After becoming a Christian, I was baptized a few weeks later. I know something happened to me on the inside through the experience, although I can’t say exactly what. I felt different, as if I had been changed on the inside instantaneously. I’ve never wanted to do it again, but I have wished I could get that feeling back.

Cleansing and purification were a major focus of the Old Testament sacrificial system. Among the furnishings of Solomon’s temple was a “molten sea of ten cubits from brim to brim, round in compass, and five cubits the height thereof; and a line of thirty cubits did compass it round about” (2 Chronicles 4:2). The molten sea was a large metal tub approximately 15 feet wide and 8 feet high filled with water “for the priests to wash in” (2 Chronicles 4:6).

The immense size of the molten sea indicates two things. First, the priests were cleansed by immersing themselves in the water. The height of the molten sea made it impossible to stand without being completely covered with water. Second, the cleansing was not meant for the priests’ bodies because a single bath of water, approximately 22 liters of water, would have been sufficient. The molten sea contained 3000 baths of water (2 Chronicles 4:5), enough to fill a large room.

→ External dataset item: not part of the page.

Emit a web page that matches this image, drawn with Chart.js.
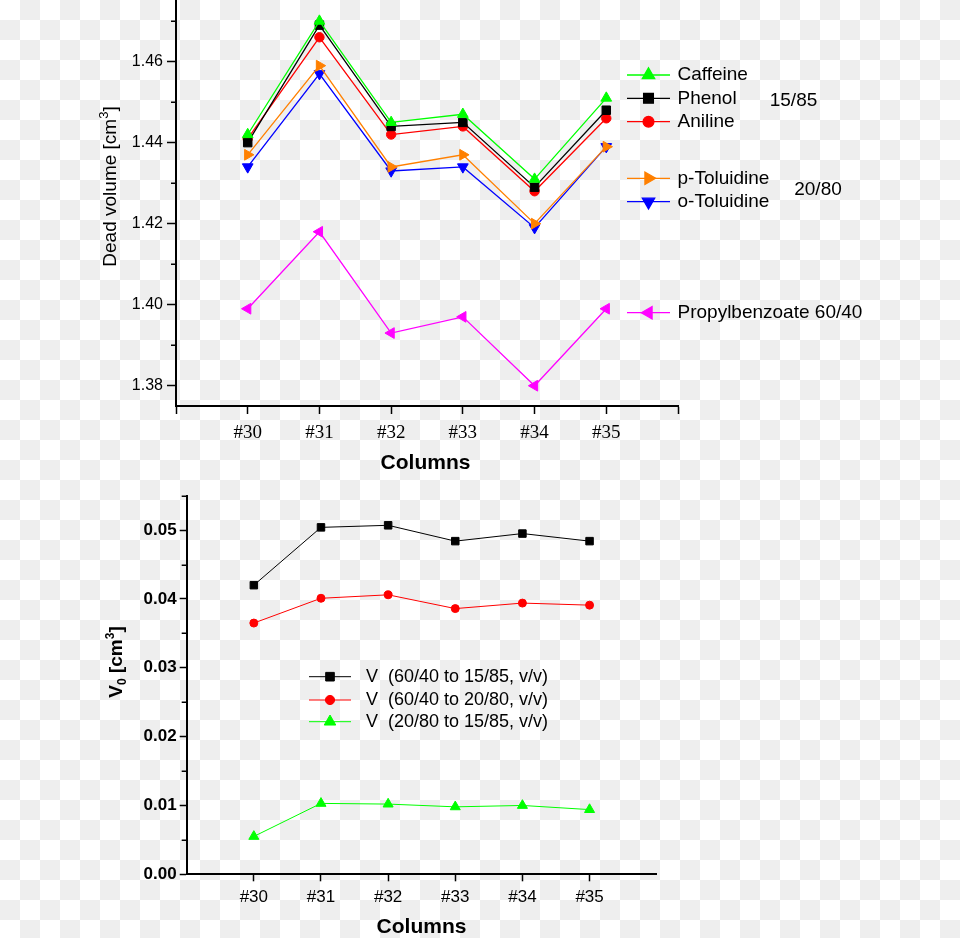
<!DOCTYPE html>
<html>
<head>
<meta charset="utf-8">
<title>Dead volume of columns</title>
<script src="https://cdn.jsdelivr.net/npm/chart.js@4.4.0/dist/chart.umd.min.js"></script>
<style>
  html, body { margin: 0; width: 960px; height: 938px; overflow: hidden; }
  html {
    background-color: #fff;
    background-image: conic-gradient(#eee 25%, #fff 0 50%, #eee 0 75%, #fff 0);
    background-size: 40px 40px;
  }
  body { position: relative; }
  canvas { position: absolute; left: 0; }
  #deadVolume { top: 0; width: 960px; height: 480px; }
  #v0Chart { top: 470px; width: 960px; height: 468px; }
</style>
</head>
<body>
<canvas id="deadVolume" width="960" height="480"></canvas>
<canvas id="v0Chart" width="960" height="468"></canvas>
<script>
// Columns on the x axis
const columnNumbers = [30, 31, 32, 33, 34, 35];
const columnLabels = ["#30", "#31", "#32", "#33", "#34", "#35"];
const columnAxisTicks = [29, 30, 31, 32, 33, 34, 35, 36];

// Dead volume [cm3] per solute
const caffeine = [1.442, 1.470, 1.445, 1.447, 1.431, 1.451];
const phenol = [1.440, 1.469, 1.444, 1.445, 1.429, 1.448];
const aniline = [1.441, 1.466, 1.442, 1.444, 1.428, 1.446];
const pToluidine = [1.437, 1.459, 1.434, 1.437, 1.420, 1.439];
const oToluidine = [1.434, 1.457, 1.433, 1.434, 1.419, 1.439];
const propylbenzoate = [1.399, 1.418, 1.393, 1.397, 1.380, 1.399];
const deadVolumeTicks = [1.38, 1.40, 1.42, 1.44, 1.46];
const deadVolumeMinorTicks = [1.39, 1.41, 1.43, 1.45, 1.47];

// V0 [cm3] between mobile phase compositions
const v6040to1585 = [0.0420, 0.0504, 0.0507, 0.0484, 0.0495, 0.0484];
const v6040to2080 = [0.0365, 0.0401, 0.0406, 0.0386, 0.0394, 0.0391];
const v2080to1585 = [0.0055, 0.0103, 0.0102, 0.0098, 0.0100, 0.0094];
const v0Ticks = [0, 0.01, 0.02, 0.03, 0.04, 0.05];
const v0MinorTicks = [0.005, 0.015, 0.025, 0.035, 0.045, 0.055];

const sans = "'Liberation Sans', Arial, sans-serif";
const serif = "'Liberation Serif', 'Times New Roman', serif";
Chart.defaults.font.family = sans;
Chart.defaults.color = "#000";

function points(values) {
  return values.map((v, i) => ({ x: columnNumbers[i], y: v }));
}

function columnLabel(value) {
  const i = columnNumbers.indexOf(value);
  return i < 0 ? "" : columnLabels[i];
}

function series(label, values, color, style, rotation, radius, width) {
  return {
    label: label,
    data: points(values),
    borderColor: color,
    backgroundColor: color,
    borderWidth: width,
    tension: 0,
    pointStyle: style,
    pointRotation: rotation,
    pointRadius: radius,
    pointHoverRadius: radius,
    pointBorderWidth: 1,
    pointBackgroundColor: color,
    pointBorderColor: color,
    clip: false,
  };
}

// text with sub/superscripts, centred on (x, y) baseline
function drawRich(ctx, parts, x, y, angle) {
  ctx.save();
  ctx.translate(x, y);
  ctx.rotate(angle || 0);
  ctx.textAlign = "left";
  ctx.textBaseline = "alphabetic";
  ctx.fillStyle = "#000";
  let total = 0;
  parts.forEach((p) => {
    ctx.font = p.font;
    total += ctx.measureText(p.text).width;
  });
  let cx = -total / 2;
  parts.forEach((p) => {
    ctx.font = p.font;
    ctx.fillText(p.text, cx, p.dy || 0);
    cx += ctx.measureText(p.text).width;
  });
  ctx.restore();
}

const decor = {
  id: "decor",
  afterDraw(chart, args, opts) {
    const ctx = chart.ctx;
    const y = chart.scales.y;

    // minor ticks on the y axis
    ctx.save();
    ctx.strokeStyle = "#000";
    ctx.lineWidth = 1.5;
    ctx.beginPath();
    opts.minorTicks.forEach((v) => {
      const py = Math.round(y.getPixelForValue(v)) + 0.25;
      ctx.moveTo(y.right - opts.minorLength, py);
      ctx.lineTo(y.right, py);
    });
    ctx.stroke();
    ctx.restore();

    // legend
    const lg = opts.legend;
    chart.data.datasets.forEach((ds, i) => {
      const ry = lg.rows[i];
      ctx.save();
      ctx.strokeStyle = ds.borderColor;
      ctx.fillStyle = ds.borderColor;
      ctx.lineWidth = ds.borderWidth;
      ctx.beginPath();
      ctx.moveTo(lg.lineFrom, ry);
      ctx.lineTo(lg.lineTo, ry);
      ctx.stroke();
      Chart.helpers.drawPoint(ctx, {
        pointStyle: ds.pointStyle,
        rotation: ds.pointRotation,
        radius: ds.pointRadius * lg.markerScale,
        borderWidth: 1,
      }, lg.markerX, ry);
      ctx.fillStyle = "#000";
      ctx.font = lg.font;
      ctx.textAlign = "left";
      ctx.textBaseline = "middle";
      ctx.fillText(ds.label, lg.textX, ry);
      ctx.restore();
    });

    opts.texts.forEach((t) => drawRich(ctx, t.parts, t.x, t.y, t.angle));
  },
};

const axisBorder = { display: true, color: "#000", width: 2 };

function tickGrid(len) {
  return {
    display: true,
    drawOnChartArea: false,
    drawTicks: true,
    tickLength: len,
    tickColor: "#000",
    tickWidth: 1.5,
  };
}

// upper chart: dead volume
new Chart(document.getElementById("deadVolume").getContext("2d"), {
  type: "line",
  data: {
    datasets: [
      series("Caffeine", caffeine, "#00ff00", "triangle", 0, 6.2, 1.3),
      series("Phenol", phenol, "#000000", "rect", 0, 6, 1.3),
      series("Aniline", aniline, "#ff0000", "circle", 0, 4.7, 1.3),
      series("p-Toluidine", pToluidine, "#ff8000", "triangle", 90, 6.2, 1.3),
      series("o-Toluidine", oToluidine, "#0000ff", "triangle", 180, 6.2, 1.3),
      series("Propylbenzoate 60/40", propylbenzoate, "#ff00ff", "triangle", 270, 6.2, 1.3),
    ],
  },
  options: {
    responsive: false,
    animation: false,
    events: [],
    layout: { autoPadding: false, padding: { left: 0, top: 0, right: 282, bottom: 0 } },
    plugins: {
      legend: { display: false },
      tooltip: { enabled: false },
      decor: {
        minorTicks: deadVolumeMinorTicks,
        minorLength: 5,
        legend: {
          rows: [75, 98.3, 121.7, 178.3, 201.7, 312.7],
          lineFrom: 627,
          lineTo: 670,
          markerX: 648.5,
          markerScale: 1.15,
          textX: 677.5,
          font: "19px " + sans,
        },
        texts: [
          { parts: [{ text: "Columns", font: "bold 21px " + sans }], x: 425.5, y: 469.3 },
          {
            parts: [
              { text: "Dead volume [cm", font: "19px " + sans },
              { text: "3", font: "13px " + sans, dy: -8 },
              { text: "]", font: "19px " + sans },
            ],
            x: 116, y: 186.5, angle: -Math.PI / 2,
          },
          { parts: [{ text: "15/85", font: "19px " + sans }], x: 793.5, y: 105.8 },
          { parts: [{ text: "20/80", font: "19px " + sans }], x: 818, y: 194.8 },
        ],
      },
    },
    scales: {
      x: {
        type: "linear",
        min: 29,
        max: 36,
        afterBuildTicks: (s) => { s.ticks = columnAxisTicks.map((v) => ({ value: v })); },
        afterFit: (s) => { s.height = 74; s.paddingLeft = 0; s.paddingRight = 0; },
        grid: tickGrid(8),
        border: axisBorder,
        ticks: {
          font: { family: serif, size: 19 },
          padding: 8,
          maxRotation: 0,
          autoSkip: false,
          callback: columnLabel,
        },
      },
      y: {
        min: 1.375,
        max: 1.4752,
        afterBuildTicks: (s) => { s.ticks = deadVolumeTicks.map((v) => ({ value: v })); },
        afterFit: (s) => { s.width = 176; s.paddingTop = 0; s.paddingBottom = 0; },
        grid: tickGrid(9),
        border: axisBorder,
        ticks: {
          font: { size: 16 },
          padding: 4,
          callback: (v) => v.toFixed(2),
        },
      },
    },
  },
  plugins: [decor],
});

// lower chart: V0
new Chart(document.getElementById("v0Chart").getContext("2d"), {
  type: "line",
  data: {
    datasets: [
      series("V  (60/40 to 15/85, v/v)", v6040to1585, "#000000", "rect", 0, 5.3, 1),
      series("V  (60/40 to 20/80, v/v)", v6040to2080, "#ff0000", "circle", 0, 4, 1),
      series("V  (20/80 to 15/85, v/v)", v2080to1585, "#00ff00", "triangle", 0, 5.8, 1),
    ],
  },
  options: {
    responsive: false,
    animation: false,
    events: [],
    layout: { autoPadding: false, padding: { left: 0, top: 25.7, right: 303.3, bottom: 0 } },
    plugins: {
      legend: { display: false },
      tooltip: { enabled: false },
      decor: {
        minorTicks: v0MinorTicks,
        minorLength: 5,
        legend: {
          rows: [206.7, 230, 251.7],
          lineFrom: 309,
          lineTo: 351,
          markerX: 330,
          markerScale: 1.15,
          textX: 366,
          font: "18px " + sans,
        },
        texts: [
          { parts: [{ text: "Columns", font: "bold 21px " + sans }], x: 421.5, y: 463.3 },
          {
            parts: [
              { text: "V", font: "bold 19px " + sans },
              { text: "0", font: "bold 12px " + sans, dy: 4 },
              { text: " [cm", font: "bold 19px " + sans },
              { text: "3", font: "bold 12px " + sans, dy: -8 },
              { text: "]", font: "bold 19px " + sans },
            ],
            x: 121.7, y: 192, angle: -Math.PI / 2,
          },
        ],
      },
    },
    scales: {
      x: {
        type: "linear",
        min: 29,
        max: 36,
        afterBuildTicks: (s) => { s.ticks = columnNumbers.map((v) => ({ value: v })); },
        afterFit: (s) => { s.height = 63.7; s.paddingLeft = 0; s.paddingRight = 0; },
        grid: tickGrid(7),
        border: axisBorder,
        ticks: {
          font: { size: 17 },
          padding: 6,
          maxRotation: 0,
          autoSkip: false,
          callback: columnLabel,
        },
      },
      y: {
        min: 0,
        max: 0.055,
        afterBuildTicks: (s) => { s.ticks = v0Ticks.map((v) => ({ value: v })); },
        afterFit: (s) => { s.width = 186.7; s.paddingTop = 0; s.paddingBottom = 0; },
        grid: tickGrid(7),
        border: axisBorder,
        ticks: {
          font: { size: 17, weight: "bold" },
          padding: 3,
          callback: (v) => v.toFixed(2),
        },
      },
    },
  },
  plugins: [decor],
});
</script>
</body>
</html>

The purpose of baptism by immersion is identification with the death, burial, and resurrection of Jesus, but I believe it is also a type of spiritual bath. In and of itself, being dunked in the water doesn’t do anything for us, but I think a cleansing does take place for those that believe in baptism’s transformative affect. When I was baptized, I believe I was made clean on the inside. All the internal effects of sin were eliminated as I was spiritually buried with Christ and resurrected to new life.